Politicians quoting the film helped, says Uri director

Uri Director Aditya Dhar at IFFI 2019 in Pajim, Goa. | DH Photo: Pushkar V

Uri was one of the biggest commercial releases to be screened at the 50th International Film Festival of India (IFFI). The film was represented at the festival by director Aditya Dhar. DH caught up with him for an interview:

Q. You have denied that Uri is a propaganda film, but do you think it has ridden the nationalist wave in the box office?

A. See, when we were making that film, we didn’t know it’s going to become so big. The moment it released, the sort of response we started getting from the audience, from the army, it was completely overwhelming. Now, I don’t know what wave this is, but I know any great content in this country will work. There have been nationalist films in this country that have not worked. The audience is very smart nowadays. Social media is running everything and everybody is very aware. So, if you provide them great content, that is what will work.

Q. There were many government screenings and a lot of politicians have quoted the film. Was that added PR or advertisement?

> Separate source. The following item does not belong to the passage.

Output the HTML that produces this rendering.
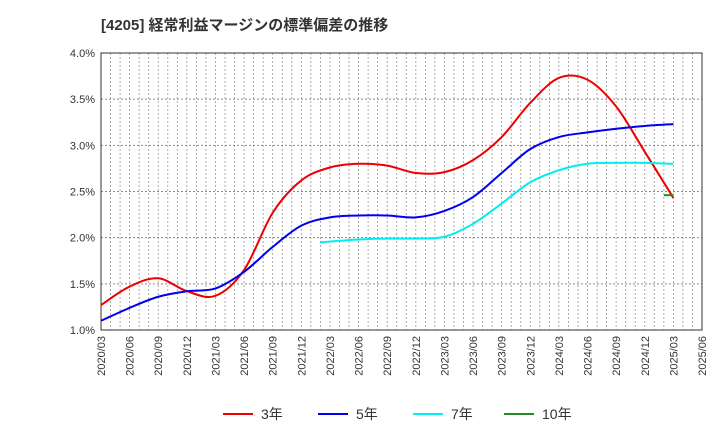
<!DOCTYPE html>
<html><head><meta charset="utf-8"><style>
body{margin:0;background:#fff;font-family:"Liberation Sans","Noto Sans CJK JP",sans-serif}
</style></head><body>
<svg id="c" width="720" height="440" xmlns="http://www.w3.org/2000/svg" style="font-family:'Liberation Sans','Noto Sans CJK JP',sans-serif">
<text x="101" y="30" font-size="15" font-weight="bold" fill="#333">[4205]  経常利益マージンの標準偏差の推移</text>
<g id="grid"></g><g id="axes"></g><g id="series"></g><g id="legend"></g>
</svg>
<script>
const xLabels=["2020/03","2020/06","2020/09","2020/12","2021/03","2021/06","2021/09","2021/12","2022/03","2022/06","2022/09","2022/12","2023/03","2023/06","2023/09","2023/12","2024/03","2024/06","2024/09","2024/12","2025/03","2025/06"];
const yTicks=[1.0,1.5,2.0,2.5,3.0,3.5,4.0];
const months3=[0,3,6,9,12,15,18,21,24,27,30,33,36,39,42,45,48,51,54,57,60];
const s3=[1.27,1.47,1.56,1.42,1.37,1.65,2.27,2.62,2.76,2.80,2.78,2.70,2.71,2.84,3.09,3.46,3.73,3.71,3.42,2.93,2.43];
const months5=months3;
const s5=[1.10,1.24,1.36,1.42,1.45,1.63,1.90,2.13,2.22,2.24,2.24,2.22,2.29,2.44,2.70,2.96,3.09,3.14,3.18,3.21,3.23];
const months7=[23,27,30,33,36,39,42,45,48,51,54,57,60];
const s7=[1.95,1.98,1.99,1.99,2.01,2.15,2.37,2.60,2.73,2.80,2.81,2.81,2.80];
const months10=[59,60];
const s10=[2.46,2.46];
const L=101,R=702,T=53,B=330,ns="http://www.w3.org/2000/svg";
const X=m=>L+(R-L)*m/63, Y=v=>B-(v-1)*(B-T)/3;
function mk(p,t,a){const e=document.createElementNS(ns,t);for(const k in a)e.setAttribute(k,a[k]);document.getElementById(p).appendChild(e);return e;}
for(let m=0;m<=63;m++){const l=mk('grid','line',{x1:X(m),x2:X(m),y1:T,y2:B,stroke:'#999','stroke-dasharray':'2,2','stroke-width':0.8});
}
yTicks.forEach(v=>{const l=mk('grid','line',{x1:L,x2:R,y1:Y(v),y2:Y(v),stroke:'#888','stroke-dasharray':'2,2'});

const t=mk('axes','text',{x:L-6,y:Y(v)+4,'text-anchor':'end','font-size':11,fill:'#333'});t.textContent=v.toFixed(1)+'%';
});
const fr=mk('axes','rect',{x:L,y:T,width:R-L,height:B-T,fill:'none',stroke:'#333'});

xLabels.forEach((s,i)=>{const x=X(i*3),t=mk('axes','text',{x:x+4,y:B+6,'text-anchor':'end','font-size':11,fill:'#333',transform:`rotate(-90 ${x+4} ${B+6})`});t.textContent=s;
});
function path(ms,vs){const p=ms.map((m,i)=>[X(m),Y(vs[i])]);let d=`M${p[0][0]},${p[0][1]}`;
for(let i=0;i<p.length-1;i++){const p0=p[i-1]||p[i],p1=p[i],p2=p[i+1],p3=p[i+2]||p2;
d+=`C${p1[0]+(p2[0]-p0[0])/6},${p1[1]+(p2[1]-p0[1])/6} ${p2[0]-(p3[0]-p1[0])/6},${p2[1]-(p3[1]-p1[1])/6} ${p2[0]},${p2[1]}`;}return d;}
const ser=[[months3,s3,'#ee0000','3年','series-3y'],[months5,s5,'#0000ee','5年','series-5y'],[months7,s7,'#00eeee','7年','series-7y'],[months10,s10,'#228b22','10年','series-10y']];
ser.forEach(([m,v,c,n,id],i)=>{const e=mk('series','path',{d:path(m,v),fill:'none',stroke:c,'stroke-width':2});

const lx=[223,318,413,504][i];
const ll=mk('legend','line',{x1:lx,x2:lx+30,y1:414,y2:414,stroke:c,'stroke-width':2});

const t=mk('legend','text',{x:lx+38,y:419,'font-size':14,fill:'#333'});t.textContent=n;
});
</script>
</body></html>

A. Might be. Which generated a lot of awareness because we didn’t have a lot of stars in the film. It generated a lot of curiosity and yeah, it helped us a lot.

Q. Has anybody used ‘Uri’ to further their agenda?

A. Even if they have, I can’t do anything.

Q. But have they?

A. I have no idea. My point is that I am making a film for the audience. How the audience wants to use it -- it can be anyone across the spectrum, from a sportsperson to a minister to normal janta -- everybody is saying ‘How is the josh?’ I am happy that they are saying it. So, I am enjoying the process.

Q. Do you think showing a big Bollywood film at a festival takes away attention from smaller films?

A. We should be open to all kinds of cinema. And it should not be, like, it is a film festival, so it should have only small or parallel or art films. It should have everything. And that is the beauty of our country actually, that we should be open to everything. It should be from a great Bollywood masala film to the screening of an old Satyajit Ray film. At the end of the day, a festival like IFFI needs a lot of marketing and PR for it to be a global event. If there is a famous actor or a famous director attached to it, it will get a lot of media attention from abroad. And that is something we require. As a country, we require great, big events to happen over here. It’s great for the local economy.